People Like Us

People Like Us follows Chris Pine’s Sam as he reluctantly attends his estranged father’s funeral and is subsequently stunned to learn that he has an adult sister (Elizabeth Banks’ Frankie) and a scrappy nephew (Michael Hall D’Addario’s Josh), with Sam’s head-scratching decision not to immediately divulge this information to Frankie laying the groundwork for a narrative that stretches credibility at every turn. Filmmaker Alex Kurtzman, working from a script cowritten with Roberto Orci and Jody Lambert, has infused People Like Us with a slick and extensively generic feel that is, at the outset, counterbalanced by the compelling performances, as star Pine’s irresistibly charming turn is complemented by an off-kilter supporting cast that includes, among others, Philip Baker Hall, Michelle Pfeiffer, Mark Duplass, and Jon Favreau.
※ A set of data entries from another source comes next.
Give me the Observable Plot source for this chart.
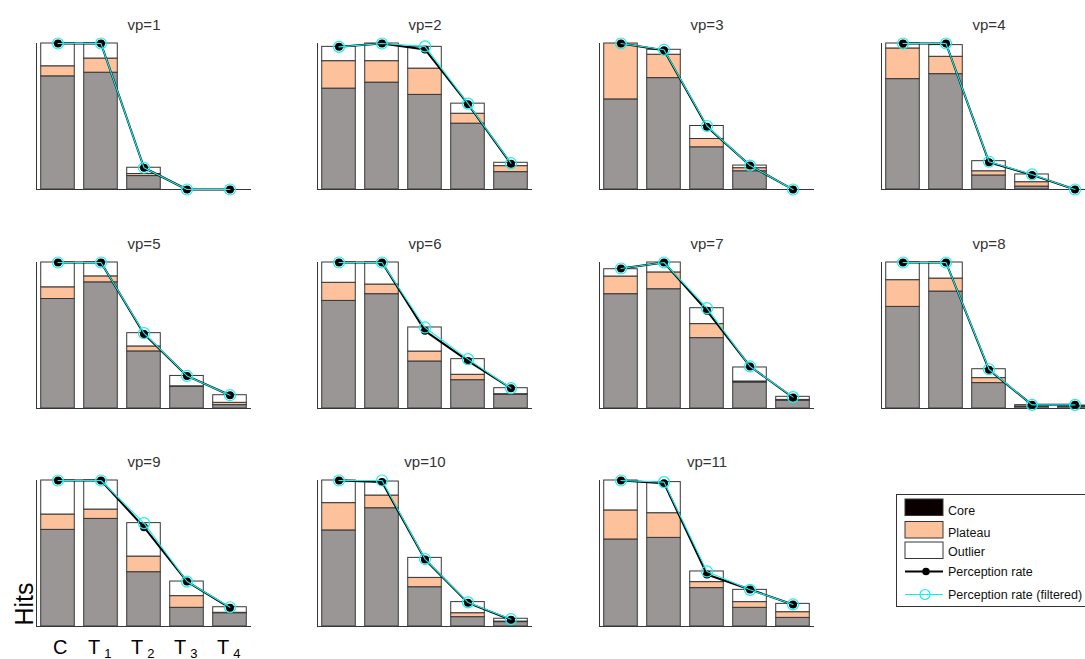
<!DOCTYPE html>
<html><head><meta charset="utf-8">
<script src="https://cdn.jsdelivr.net/npm/d3@7"></script>
<script src="https://cdn.jsdelivr.net/npm/@observablehq/plot@0.6"></script>
<style>
html,body{margin:0;padding:0;background:#fff;overflow:hidden;}
#root{position:relative;width:1085px;height:659px;overflow:hidden;font-family:"Liberation Sans",Arial,Helvetica,sans-serif;background:#fff;}
.panel{position:absolute;}
.panel svg{max-width:none !important;display:block;}
.legend{position:absolute;left:896px;top:494px;}
</style></head><body><div id="root"></div>
<script>
// ---------- data ----------
const titles = ["vp=1","vp=2","vp=3","vp=4","vp=5","vp=6","vp=7","vp=8","vp=9","vp=10","vp=11"];
const categories = ["C","T1","T2","T3","T4"];
// hits per segment (normalized), one row per panel, columns C,T1..T4
const coreHits = [
  [0.775,0.800,0.092,0,0],
  [0.691,0.732,0.648,0.451,0.119],
  [0.617,0.763,0.289,0.125,0],
  [0.756,0.790,0.096,0.020,0],
  [0.750,0.864,0.391,0.148,0.023],
  [0.737,0.783,0.322,0.194,0.094],
  [0.783,0.817,0.482,0.178,0.053],
  [0.696,0.801,0.174,0.011,0.011],
  [0.662,0.737,0.372,0.128,0.091],
  [0.658,0.810,0.269,0.064,0.030],
  [0.596,0.607,0.263,0.128,0.059]
];
const plateauHits = [
  [0.069,0.097,0.014,0,0],
  [0.188,0.147,0.180,0.068,0.041],
  [0.383,0.160,0.057,0.021,0],
  [0.210,0.119,0.029,0.030,0],
  [0.080,0.041,0.034,0.004,0.016],
  [0.124,0.066,0.068,0.037,0.004],
  [0.121,0.115,0.096,0.007,0.006],
  [0.183,0.089,0.034,0.003,0.003],
  [0.105,0.064,0.107,0.080,0.003],
  [0.187,0.087,0.064,0.027,0.004],
  [0.199,0.169,0.041,0.039,0.039]
];
const outlierHits = [
  [0.156,0.103,0.043,0,0],
  [0.098,0.121,0.149,0.069,0.023],
  [0.000,0.034,0.089,0.018,0],
  [0.034,0.080,0.069,0.053,0],
  [0.170,0.095,0.091,0.071,0.052],
  [0.139,0.151,0.165,0.107,0.041],
  [0.050,0.068,0.109,0.096,0.021],
  [0.121,0.110,0.061,0.009,0.006],
  [0.233,0.199,0.229,0.100,0.038],
  [0.155,0.096,0.137,0.076,0.019],
  [0.205,0.213,0.073,0.084,0.057]
];
const perceptionRate = [
  [1,1,0.149,0,0],
  [0.977,1,0.959,0.584,0.176],
  [1,0.954,0.430,0.164,0],
  [1,1,0.187,0.100,0],
  [1,1,0.511,0.223,0.091],
  [1,1,0.532,0.326,0.139],
  [0.959,1,0.669,0.288,0.075],
  [1,1,0.265,0.025,0.025],
  [1,1,0.680,0.308,0.128],
  [1,0.989,0.459,0.162,0.046],
  [1,0.982,0.356,0.253,0.151]
];
const perceptionRateFiltered = [
  [1,1,0.149,0,0],
  [0.977,1,0.980,0.588,0.180],
  [1,0.957,0.435,0.164,0],
  [1,1,0.190,0.103,0],
  [1,1,0.516,0.223,0.091],
  [1,1,0.555,0.338,0.139],
  [0.959,1,0.687,0.288,0.078],
  [1,1,0.269,0.025,0.025],
  [1,1,0.708,0.308,0.132],
  [1,1,0.462,0.165,0.050],
  [1,0.989,0.377,0.251,0.151]
];
const legendLabels = ["Core","Plateau","Outlier","Perception rate","Perception rate (filtered)"];
const yLabel = "Hits";

// ---------- style ----------
const CORE_FILL = "#9a9696", PLAT_FILL = "#fdc29c", OUT_FILL = "#ffffff", EDGE = "#363636";
const CYAN = "#19ecec";
const FONT = "'Liberation Sans', Arial, Helvetica, sans-serif";

// ---------- layout ----------
const colLefts = [35.5, 316.8, 598.6, 880.8];
const rowTops = [42.7, 261.7, 480];
const ML = 30, MR = 30, MT = 40, MB = 36, PW = 215, PH = 146;

const root = document.getElementById("root");

titles.forEach((title, p) => {
  const rows = categories.map((c, i) => {
    const a = coreHits[p][i], b = a + plateauHits[p][i], t = b + outlierHits[p][i];
    return {cat: c, x: i + 1, y0: 0, y1: a, y2: b, y3: t,
            perc: perceptionRate[p][i], filt: perceptionRateFiltered[p][i]};
  });
  const hw = 0.39;
  const marks = [
    Plot.rect(rows, {x1: d => d.x - hw, x2: d => d.x + hw, y1: "y0", y2: "y1", fill: CORE_FILL, stroke: EDGE, strokeWidth: 1}),
    Plot.rect(rows, {x1: d => d.x - hw, x2: d => d.x + hw, y1: "y1", y2: "y2", fill: PLAT_FILL, stroke: EDGE, strokeWidth: 1}),
    Plot.rect(rows, {x1: d => d.x - hw, x2: d => d.x + hw, y1: "y2", y2: "y3", fill: OUT_FILL, stroke: EDGE, strokeWidth: 1}),
    Plot.ruleX([0.5], {stroke: EDGE, strokeWidth: 1}),
    Plot.ruleY([0], {stroke: EDGE, strokeWidth: 1}),
    Plot.line(rows, {x: "x", y: "perc", stroke: "#000", strokeWidth: 2}),
    Plot.dot(rows, {x: "x", y: "perc", r: 4, fill: "#000", stroke: "none"}),
    Plot.line(rows, {x: "x", y: "filt", stroke: CYAN, strokeWidth: 1.1}),
    Plot.dot(rows, {x: "x", y: "filt", r: 5.5, fill: "none", stroke: CYAN, strokeWidth: 1.2}),
    Plot.text([title], {frameAnchor: "top", dy: -14, lineAnchor: "bottom", fontSize: 15, fill: "#333"})
  ];
  if (p === 8) {
    const base = categories.map(c => c.charAt(0));
    const subs = categories.map(c => c.slice(1));
    marks.push(
      Plot.text(base, {x: (d, i) => i + 1 + (subs[i] ? -0.16 : 0.05), frameAnchor: "bottom", lineAnchor: "bottom",
        dy: 27, fontSize: 20, fill: "#000", textAnchor: "middle"}),
      Plot.text(subs, {x: (d, i) => i + 1 + 0.16, frameAnchor: "bottom", lineAnchor: "bottom", dy: 31,
        fontSize: 13, fill: "#000", textAnchor: "middle"}),
      Plot.text([yLabel], {frameAnchor: "bottom-left", rotate: -90, textAnchor: "start", lineAnchor: "bottom",
        fontSize: 25, fill: "#000", dx: -4, dy: -1})
    );
  }
  const chart = Plot.plot({
    width: ML + PW + MR, height: MT + PH + MB,
    marginLeft: ML, marginRight: MR, marginTop: MT, marginBottom: MB,
    x: {domain: [0.5, 5.5], axis: null},
    y: {domain: [0, 1], axis: null},
    style: {background: "transparent", fontFamily: FONT, overflow: "visible", maxWidth: "none"},
    marks
  });
  const div = document.createElement("div");
  div.className = "panel";
  div.style.left = (colLefts[p % 4] - ML) + "px";
  div.style.top = (rowTops[Math.floor(p / 4)] - MT) + "px";
  div.style.width = (ML + PW + MR) + "px";
  div.appendChild(chart);
  root.appendChild(div);
});

// ---------- legend ----------
const NS = "http://www.w3.org/2000/svg";
const lg = document.createElementNS(NS, "svg");
lg.setAttribute("class", "legend");
lg.setAttribute("width", 200); lg.setAttribute("height", 114);
function el(tag, attrs, txt) {
  const e = document.createElementNS(NS, tag);
  for (const k in attrs) e.setAttribute(k, attrs[k]);
  if (txt) e.textContent = txt;
  lg.appendChild(e); return e;
}
el("rect", {x: 0.5, y: 0.5, width: 196, height: 112, fill: "#fff", stroke: "#333"});
const swatchFills = ["#0a0000", PLAT_FILL, OUT_FILL];
const swatchY = [5, 27.5, 48];
swatchFills.forEach((f, i) => {
  el("rect", {x: 9, y: swatchY[i], width: 38, height: 16.5, fill: f, stroke: EDGE, "stroke-width": 1});
});
el("line", {x1: 9, x2: 47, y1: 77.5, y2: 77.5, stroke: "#000", "stroke-width": 2});
el("circle", {cx: 30, cy: 77.5, r: 3.8, fill: "#000"});
el("line", {x1: 9, x2: 47, y1: 100.5, y2: 100.5, stroke: CYAN, "stroke-width": 1.1});
el("circle", {cx: 29, cy: 100.5, r: 5, fill: "none", stroke: CYAN, "stroke-width": 1.2});
const labelY = [21, 43, 62, 81.5, 105];
legendLabels.forEach((t, i) => {
  el("text", {x: 52, y: labelY[i], "font-size": 12.5, "font-family": FONT, fill: "#111"}, t);
});
root.appendChild(lg);
</script></body></html>
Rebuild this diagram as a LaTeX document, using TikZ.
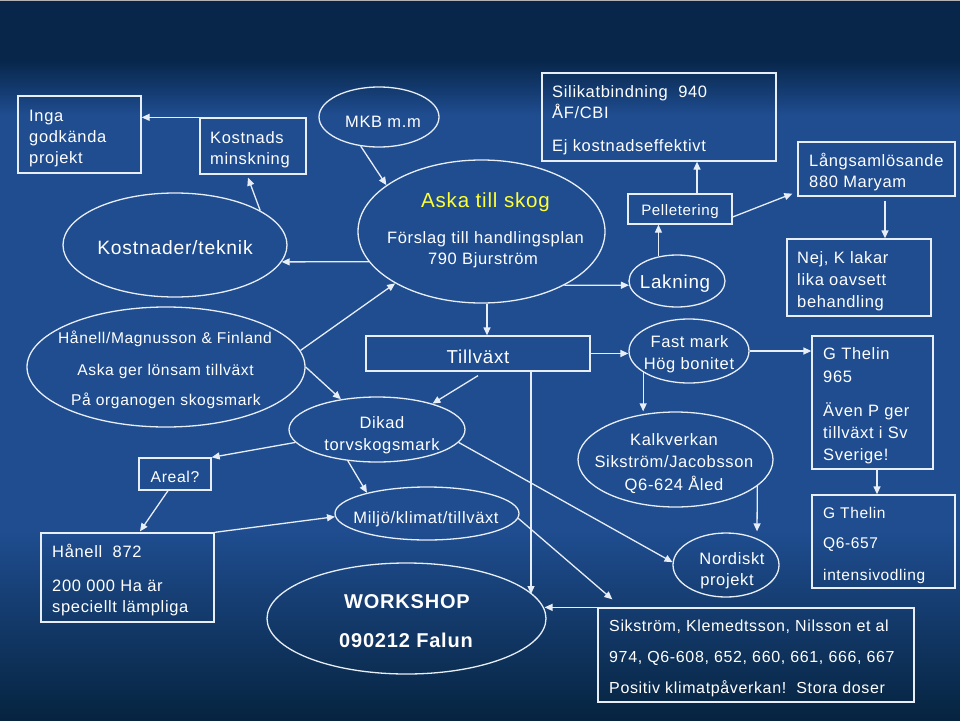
\documentclass[tikz,border=0pt]{standalone}
\usepackage{fontspec}
\setmainfont{Liberation Sans}[LetterSpace=4]
\usetikzlibrary{arrows.meta,shapes.geometric}
\definecolor{bgtop}{RGB}{7,38,74}
\definecolor{bgmid}{RGB}{31,77,144}
\definecolor{bgbot}{RGB}{6,36,64}
\definecolor{linec}{RGB}{232,238,246}
\definecolor{askay}{RGB}{255,255,51}
\newcommand\fsz[1]{\fontsize{#1}{#1}\selectfont}
\tikzset{
  shp/.style={draw=linec, line width=1.3pt, inner sep=0pt},
  bx/.style={shp, rectangle},
  el/.style={shp, ellipse},
  arr/.style={draw=linec, line width=1.3pt, -{Triangle[length=8pt,width=7pt]}},
  txt/.style={text=white, inner sep=0pt, font=\fsz{16.5}},
  tl/.style={txt, anchor=base west},
  tc/.style={txt, anchor=base},
}
\begin{document}
\begin{tikzpicture}[x=1pt,y=-1pt]
\useasboundingbox (0,0) rectangle (960,720);
% background
\fill[bgtop] (0,0) rectangle (960,60);
\shade[top color=bgtop, bottom color=bgmid] (0,60) rectangle (960,115);
\fill[bgmid] (0,115) rectangle (960,530);
\shade[top color=bgmid, bottom color=bgbot] (0,530) rectangle (960,720);
\draw[gray!60, line width=1pt] (0,0.5) -- (960,0.5);

% boxes
\node[bx, minimum width=123pt, minimum height=77pt] (k1) at (79.5,134.5) {};
\node[bx, minimum width=106pt, minimum height=56pt] (k2) at (253,146) {};
\node[bx, minimum width=234pt, minimum height=88pt] (sil) at (659,117) {};
\node[bx, minimum width=104pt, minimum height=30pt] (pel) at (680,209) {};
\node[bx, minimum width=157pt, minimum height=54pt] (lang) at (876.5,169) {};
\node[bx, minimum width=144pt, minimum height=77pt] (nej) at (859,277.5) {};
\node[bx, minimum width=224pt, minimum height=35pt] (till) at (478,353.5) {};
\node[bx, minimum width=72pt, minimum height=32pt] (are) at (175,474) {};
\node[bx, minimum width=173pt, minimum height=89pt] (h8) at (127.5,577.5) {};
\node[bx, minimum width=121pt, minimum height=133pt] (gt1) at (872.5,402.5) {};
\node[bx, minimum width=143pt, minimum height=93pt] (gt2) at (883.5,541.5) {};
\node[bx, minimum width=316pt, minimum height=94pt] (sik) at (756,655) {};

% ellipses
\node[el, minimum width=224pt, minimum height=104pt] (e1) at (175,245) {};
\node[el, minimum width=120pt, minimum height=60pt] (mkb) at (379,117) {};
\node[el, minimum width=247pt, minimum height=143pt] (aska) at (481.5,231.5) {};
\node[el, minimum width=96pt, minimum height=52pt] (lak) at (677,281) {};
\node[el, minimum width=278pt, minimum height=120pt] (hel) at (166,367) {};
\node[el, minimum width=176pt, minimum height=65pt] (dik) at (377,429.5) {};
\node[el, minimum width=184pt, minimum height=53pt] (mil) at (427,513.5) {};
\node[el, minimum width=279pt, minimum height=111pt] (ws) at (406.5,618.5) {};
\node[el, minimum width=120pt, minimum height=64pt] (fm) at (689,351) {};
\node[el, minimum width=195pt, minimum height=95pt] (kal) at (675.5,459.5) {};
\node[el, minimum width=106pt, minimum height=64pt] (nor) at (726,565) {};

% texts
\node[tl] (t1a) at (29,121) {Inga};
\node[tl] (t1b) at (29,142) {godkända};
\node[tl] (t1c) at (29,163) {projekt};
\node[tl] (t2a) at (210,143) {Kostnads};
\node[tl] (t2b) at (210,164) {minskning};
\node[tc, font=\fsz{19.3}] (t3) at (175,254) {Kostnader/teknik};
\node[tc] (t4) at (383,127) {MKB m.m};
\node[tc, text=askay, font=\fsz{20.5}] (t5a) at (485.5,207) {Aska till skog};
\node[tc] (t5b) at (485.5,243) {Förslag till handlingsplan};
\node[tc] (t5c) at (483,264) {790 Bjurström};
\node[tl] (t6a) at (552,97) {Silikatbindning\ \ 940};
\node[tl] (t6b) at (552,118) {ÅF/CBI};
\node[tl] (t6c) at (552,151) {Ej kostnadseffektivt};
\node[tc, font=\fsz{15.1}] (t7) at (680,215) {Pelletering};
\node[tl] (t8a) at (809,166) {Långsamlösande};
\node[tl] (t8b) at (809,187) {880 Maryam};
\node[tl] (t9a) at (797,263) {Nej, K lakar};
\node[tl] (t9b) at (797,285) {lika oavsett};
\node[tl] (t9c) at (797,307) {behandling};
\node[tc, font=\fsz{18.8}] (t10) at (675,288) {Lakning};
\node[tc, font=\fsz{15.6}] (t11a) at (165,343) {Hånell/Magnusson \& Finland};
\node[tc, font=\fsz{15.6}] (t11b) at (165.5,375) {Aska ger lönsam tillväxt};
\node[tc, font=\fsz{15.6}] (t11c) at (166,405) {På organogen skogsmark};
\node[tc, font=\fsz{15.7}] (t12) at (175,482) {Areal?};
\node[tl] (t13a) at (52,557) {Hånell\ \ 872};
\node[tl] (t13b) at (52,591) {200 000 Ha är};
\node[tl] (t13c) at (52,612) {speciellt lämpliga};
\node[tc] (t14a) at (382,428) {Dikad};
\node[tc] (t14b) at (382,450) {torvskogsmark};
\node[tc, font=\fsz{18.7}] (t15) at (478,363) {Tillväxt};
\node[tc] (t16) at (426,523) {Miljö/klimat/tillväxt};
\node[tc, font=\bfseries\fsz{20}] (t17a) at (407,608) {WORKSHOP};
\node[tc, font=\bfseries\fsz{20}] (t17b) at (406,647) {090212 Falun};
\node[tc] (t18a) at (689.5,347) {Fast mark};
\node[tc] (t18b) at (689,369) {Hög bonitet};
\node[tl] (t19a) at (823,359) {G Thelin};
\node[tl] (t19b) at (823,382) {965};
\node[tl] (t19c) at (823,416) {Även P ger};
\node[tl] (t19d) at (823,438) {tillväxt i Sv};
\node[tl] (t19e) at (823,460) {Sverige!};
\node[tc] (t20a) at (674,445) {Kalkverkan};
\node[tc] (t20b) at (674,467) {Sikström/Jacobsson};
\node[tc] (t20c) at (674,490) {Q6-624 Åled};
\node[tl, font=\fsz{15.5}] (t21a) at (823,518) {G Thelin};
\node[tl, font=\fsz{15.5}] (t21b) at (823,548) {Q6-657};
\node[tl, font=\fsz{15.5}] (t21c) at (823,580) {intensivodling};
\node[tc] (t22a) at (732,564) {Nordiskt};
\node[tc] (t22b) at (727,585) {projekt};
\node[tl, font=\fsz{16}] (t23a) at (609,631) {Sikström, Klemedtsson, Nilsson et al};
\node[tl, font=\fsz{16}] (t23b) at (609,662) {974, Q6-608, 652, 660, 661, 666, 667};
\node[tl, font=\fsz{16}] (t23c) at (609,693) {Positiv klimatpåverkan!\ \ Stora doser};

% connectors
\draw[arr] (k2.north west) -- (k2.north west -| k1.east);
\draw[arr] (e1.22) -- ([xshift=-5pt,yshift=-3pt]k2.south);
\draw[arr] (aska.195) -- (e1.-9);
\draw[arr] (mkb.238) -- (aska.154);
\draw[arr] (hel.7) -- (aska.211);
\draw[arr] (aska.-33) -- (lak.185);
\draw[arr] (lak.127) -- (lak.127 |- pel.south);
\draw[arr] ([xshift=17pt]pel.north) -- ([xshift=17pt]pel.north |- sil.south);
\draw[arr] ([yshift=-8pt]pel.east) -- ([xshift=-5pt,yshift=3pt]lang.south west);
\draw[arr] ([xshift=8.5pt,yshift=-4pt]lang.south) -- ([xshift=8.5pt]lang.south |- nej.north);
\draw[arr] ([xshift=5.5pt]aska.south) -- ([xshift=5.5pt]aska.south |- till.north);
\draw[arr] (hel.east) -- (dik.140);
\draw[arr] ([yshift=-4pt]till.south) -- (dik.25);
\draw[arr] (dik.189) -- (are.north east);
\draw[arr] ([xshift=-7pt]are.south) -- ([xshift=12.5pt,yshift=1pt]h8.north);
\draw[arr] (h8.north east) -- (mil.182);
\draw[arr] (dik.227) -- (mil.161);
\draw[arr] ([xshift=53pt]till.south) -- ([xshift=53pt]till.south |- ws.11);
\draw[arr] (sik.north west) -- (sik.north west -| ws.4);
\draw[arr] (mil.-3) -- ([xshift=15pt,yshift=8pt]sik.north west);
\draw[arr] (dik.-9) -- (nor.177);
\draw[arr] (kal.-18) -- ([xshift=31pt,yshift=1pt]nor.north);
\draw[arr] (fm.205) -- (fm.205 |- kal.north);
\draw[arr] (till.east) -- (till.east -| fm.west);
\draw[arr] (fm.east) -- (fm.east -| gt1.west);
\draw[arr] ([xshift=4.5pt]gt1.south) -- ([xshift=4.5pt]gt1.south |- gt2.north);
\end{tikzpicture}
\end{document}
The movie’s bland yet watchable atmosphere persists right up until Sam begins passing himself off as a random stranger to Banks’ character, with the hopeless artificiality of this twist adversely coloring everything that follows and ultimately rendering the movie’s positive attributes moot. (It doesn’t help, either, that the film’s pace grows more and more plodding as time progresses.) There is, as a result, little doubt that Kurtzman’s climactic attempts at eliciting an emotional response from the viewer fall entirely (and palpably) flat, and it’s finally difficult to recall a movie leveled so definitively and so pervasively by a plot development (ie it’s just that hokey and unbelievable).